When translating, users have to correct some terms that are not properly translated by the Machine Translation (MT) service. For example, when translating John Carpenter article, the director's surname can be translated into whichever term is used in the local language for the "carpenter" profession. Since an article is about a specific topic there are chances that those mistakes need to be fixed by our users again and again.
From our user testing sessions we have observed that while fixing it the first time is reasonable, users were negatively surprised that the system didn't learnt the lesson for the next time.
While improving MT services is probably out of the scope for the project, it may be worth it to think in ways CX can save the user time in that process of correction. Some of these mechanisms can be also useful when there is no MT at all acting like a very basic (maybe at word level) MT-like system based on what you have already translated.
- Keep track of user corrections on MT that happens repeatedly. We need to decide how many times, how many words and how long they should be to consider them a correction.

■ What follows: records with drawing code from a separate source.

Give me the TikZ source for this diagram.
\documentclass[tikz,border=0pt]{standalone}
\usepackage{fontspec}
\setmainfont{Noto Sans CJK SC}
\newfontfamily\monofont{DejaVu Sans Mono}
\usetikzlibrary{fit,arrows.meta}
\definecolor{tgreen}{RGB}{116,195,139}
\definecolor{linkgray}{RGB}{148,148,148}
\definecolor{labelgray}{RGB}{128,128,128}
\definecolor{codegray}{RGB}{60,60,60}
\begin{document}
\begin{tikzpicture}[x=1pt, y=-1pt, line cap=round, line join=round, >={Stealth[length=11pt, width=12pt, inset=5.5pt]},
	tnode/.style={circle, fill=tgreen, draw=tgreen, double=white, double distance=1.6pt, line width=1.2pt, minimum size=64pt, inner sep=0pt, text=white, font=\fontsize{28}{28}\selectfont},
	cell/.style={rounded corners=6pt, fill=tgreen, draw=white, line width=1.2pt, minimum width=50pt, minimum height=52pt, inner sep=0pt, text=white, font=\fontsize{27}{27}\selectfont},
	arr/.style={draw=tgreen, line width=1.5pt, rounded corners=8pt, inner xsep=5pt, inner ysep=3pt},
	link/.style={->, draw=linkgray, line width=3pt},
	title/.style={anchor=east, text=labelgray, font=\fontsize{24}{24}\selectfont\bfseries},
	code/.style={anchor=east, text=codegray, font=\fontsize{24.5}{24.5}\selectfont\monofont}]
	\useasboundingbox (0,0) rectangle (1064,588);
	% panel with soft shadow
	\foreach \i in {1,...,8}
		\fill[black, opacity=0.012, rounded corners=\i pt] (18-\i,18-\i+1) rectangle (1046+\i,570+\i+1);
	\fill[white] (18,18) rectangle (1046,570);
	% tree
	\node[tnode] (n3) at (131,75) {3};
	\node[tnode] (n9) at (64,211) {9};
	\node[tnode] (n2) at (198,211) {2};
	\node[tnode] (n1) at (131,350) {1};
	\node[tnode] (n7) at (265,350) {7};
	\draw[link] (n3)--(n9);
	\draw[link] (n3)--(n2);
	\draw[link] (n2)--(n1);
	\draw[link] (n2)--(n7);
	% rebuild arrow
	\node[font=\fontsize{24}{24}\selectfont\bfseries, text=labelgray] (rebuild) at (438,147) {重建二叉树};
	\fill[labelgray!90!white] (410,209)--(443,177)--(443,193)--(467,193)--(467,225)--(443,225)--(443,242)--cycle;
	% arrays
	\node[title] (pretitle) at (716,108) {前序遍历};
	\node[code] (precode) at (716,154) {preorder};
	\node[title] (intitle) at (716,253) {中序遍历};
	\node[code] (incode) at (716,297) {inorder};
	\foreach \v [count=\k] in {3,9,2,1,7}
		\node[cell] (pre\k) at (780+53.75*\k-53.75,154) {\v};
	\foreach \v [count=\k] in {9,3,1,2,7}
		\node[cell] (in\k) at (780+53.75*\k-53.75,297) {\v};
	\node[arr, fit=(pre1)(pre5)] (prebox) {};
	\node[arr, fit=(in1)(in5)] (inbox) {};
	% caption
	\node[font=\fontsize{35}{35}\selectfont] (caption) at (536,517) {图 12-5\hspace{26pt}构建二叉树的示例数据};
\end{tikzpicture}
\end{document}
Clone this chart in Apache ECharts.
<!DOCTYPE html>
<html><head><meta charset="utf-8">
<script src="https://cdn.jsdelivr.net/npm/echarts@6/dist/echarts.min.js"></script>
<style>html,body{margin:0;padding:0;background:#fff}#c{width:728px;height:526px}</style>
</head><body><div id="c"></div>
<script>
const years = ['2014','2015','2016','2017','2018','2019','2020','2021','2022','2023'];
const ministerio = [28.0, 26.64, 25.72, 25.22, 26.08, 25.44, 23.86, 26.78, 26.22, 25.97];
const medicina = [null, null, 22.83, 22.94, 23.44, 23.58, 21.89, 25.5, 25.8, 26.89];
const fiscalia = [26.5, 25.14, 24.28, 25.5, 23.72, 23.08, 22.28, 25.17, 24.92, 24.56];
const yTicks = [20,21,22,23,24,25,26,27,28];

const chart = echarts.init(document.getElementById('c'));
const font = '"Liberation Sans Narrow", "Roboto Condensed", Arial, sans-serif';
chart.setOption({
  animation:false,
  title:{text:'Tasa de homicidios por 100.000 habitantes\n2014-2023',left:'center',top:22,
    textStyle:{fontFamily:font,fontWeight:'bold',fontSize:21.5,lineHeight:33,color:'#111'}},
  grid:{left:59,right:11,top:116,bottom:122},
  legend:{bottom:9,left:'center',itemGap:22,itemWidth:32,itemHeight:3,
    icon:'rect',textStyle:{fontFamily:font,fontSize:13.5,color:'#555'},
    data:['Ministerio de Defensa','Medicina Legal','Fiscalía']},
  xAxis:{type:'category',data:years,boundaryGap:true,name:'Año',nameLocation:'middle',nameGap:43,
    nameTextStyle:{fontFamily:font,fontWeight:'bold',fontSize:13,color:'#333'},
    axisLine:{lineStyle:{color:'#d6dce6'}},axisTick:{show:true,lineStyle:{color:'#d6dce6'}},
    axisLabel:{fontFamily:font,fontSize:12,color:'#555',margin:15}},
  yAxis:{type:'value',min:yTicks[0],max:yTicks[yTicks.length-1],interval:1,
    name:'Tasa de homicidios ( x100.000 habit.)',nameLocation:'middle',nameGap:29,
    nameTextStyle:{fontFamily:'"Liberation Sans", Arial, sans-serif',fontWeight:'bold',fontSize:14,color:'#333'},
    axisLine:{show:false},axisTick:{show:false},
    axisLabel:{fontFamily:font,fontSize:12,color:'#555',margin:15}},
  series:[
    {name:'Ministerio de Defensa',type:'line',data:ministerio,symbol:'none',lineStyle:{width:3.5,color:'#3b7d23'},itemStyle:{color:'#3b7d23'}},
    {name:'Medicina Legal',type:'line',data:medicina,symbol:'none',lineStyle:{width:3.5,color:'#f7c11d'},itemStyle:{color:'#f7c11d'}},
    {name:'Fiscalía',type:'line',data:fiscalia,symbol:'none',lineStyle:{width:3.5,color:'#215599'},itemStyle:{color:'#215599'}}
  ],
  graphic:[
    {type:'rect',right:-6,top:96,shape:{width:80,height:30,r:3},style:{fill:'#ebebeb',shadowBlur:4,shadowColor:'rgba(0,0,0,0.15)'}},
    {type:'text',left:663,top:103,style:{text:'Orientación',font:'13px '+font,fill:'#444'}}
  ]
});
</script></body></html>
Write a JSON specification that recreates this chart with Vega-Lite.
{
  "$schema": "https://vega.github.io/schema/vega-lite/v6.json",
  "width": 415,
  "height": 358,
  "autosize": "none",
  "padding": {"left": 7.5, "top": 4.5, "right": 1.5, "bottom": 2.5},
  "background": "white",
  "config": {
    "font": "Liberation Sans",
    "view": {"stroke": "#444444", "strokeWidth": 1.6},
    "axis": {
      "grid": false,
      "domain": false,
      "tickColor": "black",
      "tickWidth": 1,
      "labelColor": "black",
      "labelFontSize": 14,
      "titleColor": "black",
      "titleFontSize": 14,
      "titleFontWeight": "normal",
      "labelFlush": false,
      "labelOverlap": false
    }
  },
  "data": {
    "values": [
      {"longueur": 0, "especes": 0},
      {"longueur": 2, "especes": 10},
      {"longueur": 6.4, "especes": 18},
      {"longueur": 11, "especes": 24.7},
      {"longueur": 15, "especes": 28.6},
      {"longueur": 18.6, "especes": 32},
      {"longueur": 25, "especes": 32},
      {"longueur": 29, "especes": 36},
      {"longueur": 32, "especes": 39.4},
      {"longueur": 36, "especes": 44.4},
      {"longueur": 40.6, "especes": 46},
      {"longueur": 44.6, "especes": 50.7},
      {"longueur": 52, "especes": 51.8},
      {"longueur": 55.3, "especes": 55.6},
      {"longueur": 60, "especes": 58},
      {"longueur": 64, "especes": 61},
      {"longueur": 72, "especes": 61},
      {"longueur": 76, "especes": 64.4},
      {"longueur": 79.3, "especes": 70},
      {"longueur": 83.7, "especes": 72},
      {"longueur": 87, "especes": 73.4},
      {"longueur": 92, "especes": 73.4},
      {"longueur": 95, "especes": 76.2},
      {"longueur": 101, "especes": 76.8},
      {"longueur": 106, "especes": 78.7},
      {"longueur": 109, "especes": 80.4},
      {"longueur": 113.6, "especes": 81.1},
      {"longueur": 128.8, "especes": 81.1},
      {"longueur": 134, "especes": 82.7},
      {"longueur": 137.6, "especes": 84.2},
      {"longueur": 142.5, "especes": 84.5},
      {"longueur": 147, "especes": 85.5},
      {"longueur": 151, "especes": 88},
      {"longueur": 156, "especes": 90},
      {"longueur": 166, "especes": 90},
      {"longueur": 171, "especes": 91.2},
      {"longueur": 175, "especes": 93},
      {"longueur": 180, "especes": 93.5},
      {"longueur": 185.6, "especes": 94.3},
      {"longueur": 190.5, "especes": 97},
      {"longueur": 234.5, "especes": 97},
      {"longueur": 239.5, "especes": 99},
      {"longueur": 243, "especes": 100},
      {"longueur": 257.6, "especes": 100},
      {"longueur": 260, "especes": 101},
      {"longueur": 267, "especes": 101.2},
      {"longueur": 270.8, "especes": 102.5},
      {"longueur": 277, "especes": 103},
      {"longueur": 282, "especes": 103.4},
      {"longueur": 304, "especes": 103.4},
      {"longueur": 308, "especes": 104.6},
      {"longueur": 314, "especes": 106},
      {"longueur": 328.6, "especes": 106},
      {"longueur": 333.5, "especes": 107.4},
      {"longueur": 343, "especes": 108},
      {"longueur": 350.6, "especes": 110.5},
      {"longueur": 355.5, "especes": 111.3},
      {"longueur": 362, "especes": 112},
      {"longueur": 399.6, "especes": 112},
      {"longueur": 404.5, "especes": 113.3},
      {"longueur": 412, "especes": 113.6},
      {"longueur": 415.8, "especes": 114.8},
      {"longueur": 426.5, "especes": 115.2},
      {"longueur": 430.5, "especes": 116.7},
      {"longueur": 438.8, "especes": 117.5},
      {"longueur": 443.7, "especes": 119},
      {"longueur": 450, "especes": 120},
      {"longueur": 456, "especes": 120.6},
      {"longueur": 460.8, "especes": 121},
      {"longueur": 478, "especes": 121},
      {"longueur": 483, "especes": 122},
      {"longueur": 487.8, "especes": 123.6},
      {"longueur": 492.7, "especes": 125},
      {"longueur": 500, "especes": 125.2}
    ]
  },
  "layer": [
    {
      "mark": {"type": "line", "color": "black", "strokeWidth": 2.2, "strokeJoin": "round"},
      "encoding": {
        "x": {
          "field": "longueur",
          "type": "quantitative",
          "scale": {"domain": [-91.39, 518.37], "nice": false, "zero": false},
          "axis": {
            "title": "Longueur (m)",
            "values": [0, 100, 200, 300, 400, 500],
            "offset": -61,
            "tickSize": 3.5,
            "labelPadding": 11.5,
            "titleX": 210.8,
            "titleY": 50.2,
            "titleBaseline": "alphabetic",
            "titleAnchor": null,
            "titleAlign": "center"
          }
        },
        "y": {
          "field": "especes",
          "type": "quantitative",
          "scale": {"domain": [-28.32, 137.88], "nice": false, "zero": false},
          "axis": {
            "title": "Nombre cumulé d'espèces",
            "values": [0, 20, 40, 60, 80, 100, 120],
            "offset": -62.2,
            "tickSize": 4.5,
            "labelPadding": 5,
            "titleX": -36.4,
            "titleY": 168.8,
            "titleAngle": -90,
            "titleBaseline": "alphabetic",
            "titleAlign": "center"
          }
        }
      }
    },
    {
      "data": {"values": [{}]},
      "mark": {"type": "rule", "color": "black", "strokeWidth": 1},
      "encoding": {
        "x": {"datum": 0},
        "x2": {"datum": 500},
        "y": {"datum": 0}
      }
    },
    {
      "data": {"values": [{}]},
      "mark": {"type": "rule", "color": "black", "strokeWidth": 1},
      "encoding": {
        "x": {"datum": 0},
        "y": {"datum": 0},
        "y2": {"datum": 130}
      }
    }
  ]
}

- Replace previous corrections when a paragraph is added if the corrected word is found.
- Provide a way for users to switch among the alternatives (which include the MT proposed term and the one used in previous corrections).
- Learn from the use of the alternatives to decide whether to apply corrections automatically or just suggest them.
We'll illustrate the idea with the example of translating the Los Angeles article from Spanish to English. Since "angeles" means "angels" in Spanish, we'll assume that the MT service is going to translate the name of the city too literally, and the user corrects those in the first paragraph:
|Initial translation with errors||User corrects the first paragraph|
When adding the second paragraph (where the name of the city appears again), the system will replace it automatically from the proposed text by the MT based on the fact that the user has corrected it in previous paragraphs. In addition, the replaced text will be highlighted to communicate the user that a correction was applied automatically. This allows the user to undo the automatic change.
Whether to apply the correction automatically or let the user do it will depend on previous decisions of the user for that word. If the user undoes an alternative that was applied on a paragraph, we can consider not using the replacement word in following paragraphs, and just highlight the MT version to let the user know they can pick an alternative manually. In the example below, the correction is not applied automatically, only suggested for the user to apply:
A first step in this direction is providing alternative for link labels based on the target article title (T197662).